“Rain in scarce in this area. I like to water my farm each day, and check on the water system and the trees,” says 21-year-old Najim on his farm in Mosul, where he grows wheat, onion, sesame and olives trees.
Ensuring his land gets sufficient water is critical for his livelihoods, especially in the summer months when temperatures across Iraq soar.
Najim hopes to cultivate more of his land in the area of Mosul, as part of his plan to develop his business. He is being supported by a financial inclusion initiative being implemented by the ILO under the PROSPECTS Partnership - funded by the Government of the Netherlands.
Through this initiative Najim recently completed a financial education training which aims to enhance the financial knowledge and skills of young people and entrepreneurs to better manage their finances and prepare them to access financial services.
Najim has also been referred to a bank so he can access a loan that will allow him expand his business further, improve his livelihoods and cultivate more land.

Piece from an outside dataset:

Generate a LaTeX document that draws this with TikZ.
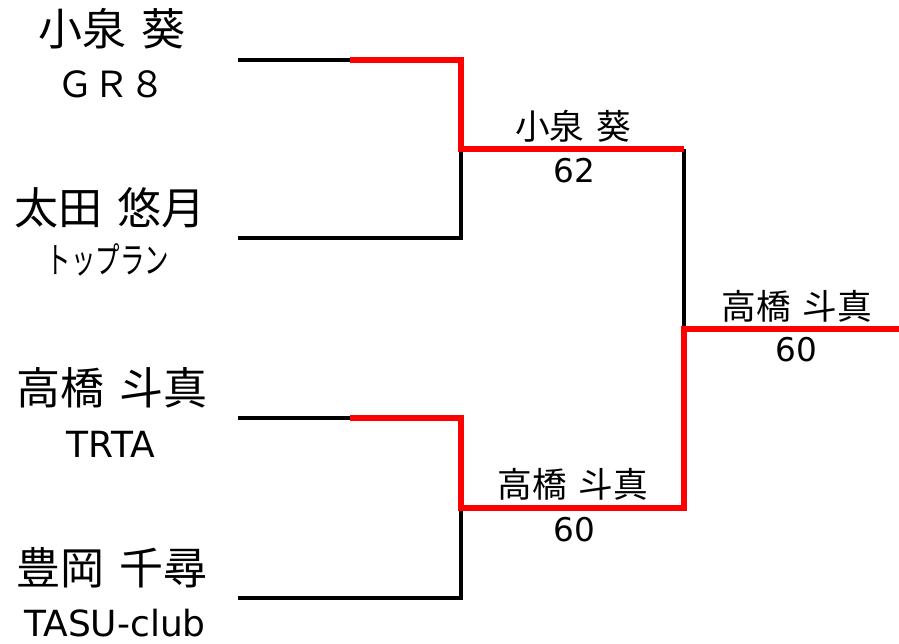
\documentclass[tikz,border=0pt]{standalone}
\usepackage{fontspec}
\setmainfont{DejaVu Sans}
\newfontfamily\jp[WordSpace=1.5]{Noto Sans CJK JP}
\begin{document}
\begin{tikzpicture}[x=0.75pt,y=-0.75pt,
  blk/.style={line width=3pt, black, line join=miter},
  win/.style={line width=4.9pt, red, line join=miter},
  player/.style={anchor=base, inner sep=0pt, font=\jp\fontsize{33}{33}\selectfont},
  team/.style={anchor=base, inner sep=0pt, font=\fontsize{27}{27}\selectfont},
  winner/.style={anchor=base, inner sep=0pt, font=\jp\fontsize{26}{26}\selectfont},
  score/.style={anchor=base, inner sep=0pt, font=\fontsize{24.5}{24.5}\selectfont}]
\useasboundingbox (0,0) rectangle (899,643);
% players
\node[player] (p1) at (112,45) {小泉 葵};
\node[team] (t1) at (111,97) {\jp ＧＲ８};
\node[player] (p2) at (110,224) {太田 悠月};
\node[team] (t2) at (108,273) {\jp\scalebox{0.68}[1]{トップラン}};
\node[player] (p3) at (112,404) {高橋 斗真};
\node[team] (t3) at (111,457) {TRTA};
\node[player] (p4) at (112,584) {豊岡 千尋};
\node[team] (t4) at (115,636) {TASU-club};
% winners
\node[winner] (w1) at (573,139) {小泉 葵};
\node[score] (s1) at (574,182) {62};
\node[winner] (w2) at (573,497) {高橋 斗真};
\node[score] (s2) at (574,541) {60};
\node[winner] (w3) at (797,319) {高橋 斗真};
\node[score] (s3) at (796,361) {60};
% bracket coordinates
\coordinate (a1) at (238,60);
\coordinate (m1) at (350,60);
\coordinate (c1) at (461,60);
\coordinate (j1) at (461,149);
\coordinate (e1) at (684,149);
\coordinate (a2) at (238,238);
\coordinate (c2) at (461,238);
\coordinate (a3) at (238,418);
\coordinate (m3) at (350,418);
\coordinate (c3) at (461,418);
\coordinate (j2) at (461,508);
\coordinate (e2) at (684,508);
\coordinate (a4) at (238,598);
\coordinate (c4) at (461,598);
\coordinate (f) at (684,329);
\coordinate (g) at (899,329);
% black lines
\draw[blk] (a1) -- (m1);
\draw[blk] (j1) -- (c2) -- (a2);
\draw[blk] (e1) -- (f);
\draw[blk] (a3) -- (m3);
\draw[blk] (j2) -- (c4) -- (a4);
% red (winner) lines
\draw[win] (m1) -- (c1) -- (j1) -- (e1);
\draw[win] (m3) -- (c3) -- (j2) -- (e2) -- (f) -- (g);
\end{tikzpicture}
\end{document}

The ILO is collaborating with different partners to enhance the functioning of the private sector while addressing the barriers to decent self-employment for host community members and forcibly displaced persons. This includes facilitating their access to affordable loans through financial service providers so they can re-start or grow their businesses, while also improving their financial and business management knowledge.
“I would like to get sprinklers and drip irrigation,” says Najim.
“There is a lot of land here that could be used for farming, but it is not being used. So, I will make use of this and cultivate all of it.”